Date | November 2008 | Marks available | 7 | Reference code | 08N.2.hl.TZ0.8 |
Level | HL only | Paper | 2 | Time zone | TZ0 |
Command term | Show that | Question number | 8 | Adapted from | N/A |
Question
If \(y = \ln \left( {\frac{1}{3}(1 + {{\text{e}}^{ - 2x}})} \right)\), show that \(\frac{{{\text{d}}y}}{{{\text{d}}x}} = \frac{2}{3}({{\text{e}}^{ - y}} - 3)\) .
Markscheme
\(y = \ln \left( {\frac{1}{3}(1 + {{\text{e}}^{ - 2x}})} \right)\)
EITHER
\(\frac{{{\text{d}}y}}{{{\text{d}}x}} = \frac{{ - \frac{2}{3}{{\text{e}}^{ - 2x}}}}{{\frac{1}{3}(1 + {{\text{e}}^{ - 2x}})}}\) M1A1
\(\frac{{{\text{d}}y}}{{{\text{d}}x}} = \frac{{ - 2{{\text{e}}^{ - 2x}}}}{{1 + {{\text{e}}^{ - 2x}}}}\) A1
\({{\text{e}}^y} = \frac{1}{3}(1 + {{\text{e}}^{ - 2x}})\) M1
Now \({{\text{e}}^{ - 2x}} = 3{{\text{e}}^y} - 1\) A1
\( \Rightarrow \frac{{{\text{d}}y}}{{{\text{d}}x}} = \frac{{ - 2(3{{\text{e}}^y} - 1)}}{{1 + 3{{\text{e}}^y} - 1}}\) A1
\( = - \frac{2}{{3{{\text{e}}^y}}}(3{{\text{e}}^y} - 1)\)

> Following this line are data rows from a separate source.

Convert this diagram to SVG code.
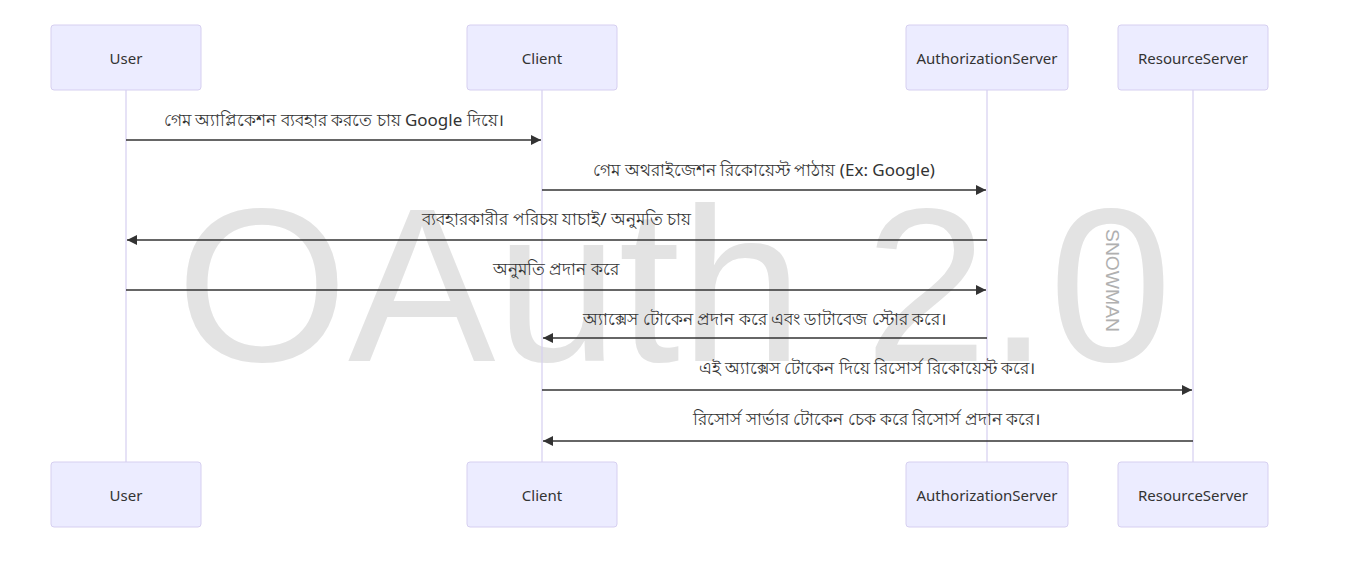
<svg xmlns="http://www.w3.org/2000/svg" width="1349" height="563" viewBox="0 0 1349 563">
<style>
.actor rect{fill:#ececff;stroke:#d6cff0;stroke-width:1}
.actor text{font-family:"Noto Sans","Liberation Sans",sans-serif;font-size:15px;fill:#333;text-anchor:middle;dominant-baseline:central}
.life{stroke:#d6cff0;stroke-width:1.2}
.msg{stroke:#333;stroke-width:1.6;fill:none}
.lbl{font-family:"Noto Sans","Liberation Sans",sans-serif;font-size:17px;fill:#333;text-anchor:middle;dominant-baseline:central}
</style>
<defs>
<marker id="ah" viewBox="0 0 10 10" refX="10" refY="5" markerWidth="10" markerHeight="10" markerUnits="userSpaceOnUse" orient="auto">
<path d="M0,0 L10,5 L0,10 z" fill="#333"/>
</marker>
</defs>
<rect width="1349" height="563" fill="#fff"/>
<g id="watermark">
<text x="176" y="361" font-family="Liberation Sans, sans-serif" font-size="219" fill="#e3e3e3" textLength="996" lengthAdjust="spacingAndGlyphs">OAuth 2.0</text>
<text transform="translate(1106,229) rotate(90)" font-family="Liberation Sans, sans-serif" font-size="18" fill="#b0b0b0" textLength="103" lengthAdjust="spacingAndGlyphs">SNOWMAN</text>
</g>
<g id="lifelines">
<line class="life" x1="126" y1="90" x2="126" y2="462"/>
<line class="life" x1="542" y1="90" x2="542" y2="462"/>
<line class="life" x1="987" y1="90" x2="987" y2="462"/>
<line class="life" x1="1193" y1="90" x2="1193" y2="462"/>
</g>
<g id="User" class="actor">
<rect x="51" y="25" width="150" height="65" rx="3"/><text x="126" y="58">User</text>
<rect x="51" y="462" width="150" height="65" rx="3"/><text x="126" y="495">User</text>
</g>
<g id="Client" class="actor">
<rect x="467" y="25" width="150" height="65" rx="3"/><text x="542" y="58">Client</text>
<rect x="467" y="462" width="150" height="65" rx="3"/><text x="542" y="495">Client</text>
</g>
<g id="AuthorizationServer" class="actor">
<rect x="906" y="25" width="162" height="65" rx="3"/><text x="987" y="58">AuthorizationServer</text>
<rect x="906" y="462" width="162" height="65" rx="3"/><text x="987" y="495">AuthorizationServer</text>
</g>
<g id="ResourceServer" class="actor">
<rect x="1118" y="25" width="150" height="65" rx="3"/><text x="1193" y="58">ResourceServer</text>
<rect x="1118" y="462" width="150" height="65" rx="3"/><text x="1193" y="495">ResourceServer</text>
</g>
<g id="connectors">
<line class="msg" x1="126" y1="140" x2="541" y2="140" marker-end="url(#ah)"/>
<text class="lbl" x="334" y="119">গেম অ্যাপ্লিকেশন ব্যবহার করতে চায় Google দিয়ে।</text>
<line class="msg" x1="542" y1="190" x2="986" y2="190" marker-end="url(#ah)"/>
<text class="lbl" x="764" y="169">গেম অথরাইজেশন রিকোয়েস্ট পাঠায় (Ex: Google)</text>
<line class="msg" x1="987" y1="240" x2="127" y2="240" marker-end="url(#ah)"/>
<text class="lbl" x="557" y="218">ব্যবহারকারীর পরিচয় যাচাই/ অনুমতি চায়</text>
<line class="msg" x1="126" y1="290" x2="986" y2="290" marker-end="url(#ah)"/>
<text class="lbl" x="556" y="268">অনুমতি প্রদান করে</text>
<line class="msg" x1="987" y1="338" x2="543" y2="338" marker-end="url(#ah)"/>
<text class="lbl" x="765" y="318">অ্যাক্সেস টোকেন প্রদান করে এবং ডাটাবেজ স্টোর করে।</text>
<line class="msg" x1="542" y1="390" x2="1192" y2="390" marker-end="url(#ah)"/>
<text class="lbl" x="867" y="367">এই অ্যাক্সেস টোকেন দিয়ে রিসোর্স রিকোয়েস্ট করে।</text>
<line class="msg" x1="1193" y1="441" x2="543" y2="441" marker-end="url(#ah)"/>
<text class="lbl" x="867" y="418">রিসোর্স সার্ভার টোকেন চেক করে রিসোর্স প্রদান করে।</text>
</g>
</svg>
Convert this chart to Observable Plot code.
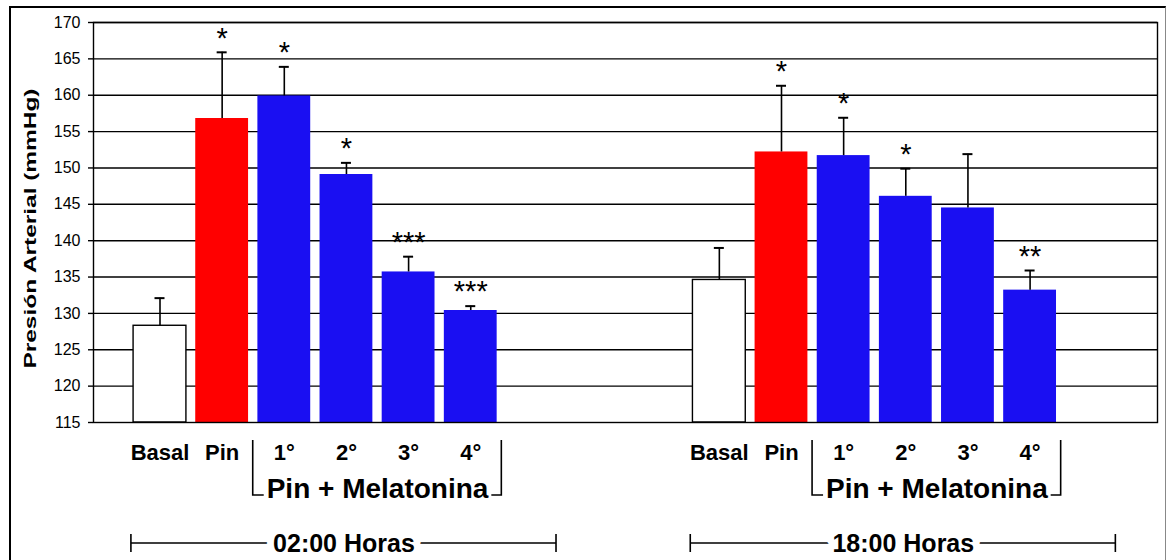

\( = - \frac{2}{3}(3 - {{\text{e}}^{ - y}})\) A1
\( = \frac{2}{3}({{\text{e}}^{ - y}} - 3)\) AG
OR
\({{\text{e}}^y} = \frac{1}{3}(1 + {{\text{e}}^{ - 2x}})\) M1A1
\({{\text{e}}^y}\frac{{{\text{d}}y}}{{{\text{d}}x}} = - \frac{2}{3}{{\text{e}}^{ - 2x}}\) M1A1
Now \({{\text{e}}^{ - 2x}} = 3{{\text{e}}^y} - 1\) (A1)
\( \Rightarrow {{\text{e}}^y}\frac{{{\text{d}}y}}{{{\text{d}}x}} = - \frac{2}{3}(3{{\text{e}}^y} - 1)\)
\( \Rightarrow \frac{{{\text{d}}y}}{{{\text{d}}x}} = - \frac{2}{3}{{\text{e}}^{ - y}}(3{{\text{e}}^y} - 1)\) (A1)
\( = \frac{2}{3}( - 3 + {{\text{e}}^{ - y}})\) (A1)
\( = \frac{2}{3}({{\text{e}}^{ - y}} - 3)\) AG
Note: Only two of the three (A1) marks may be implied.
[7 marks]
Examiners report
Solutions were generally disappointing with many candidates being awarded the first 2 or 3 marks, but then going no further.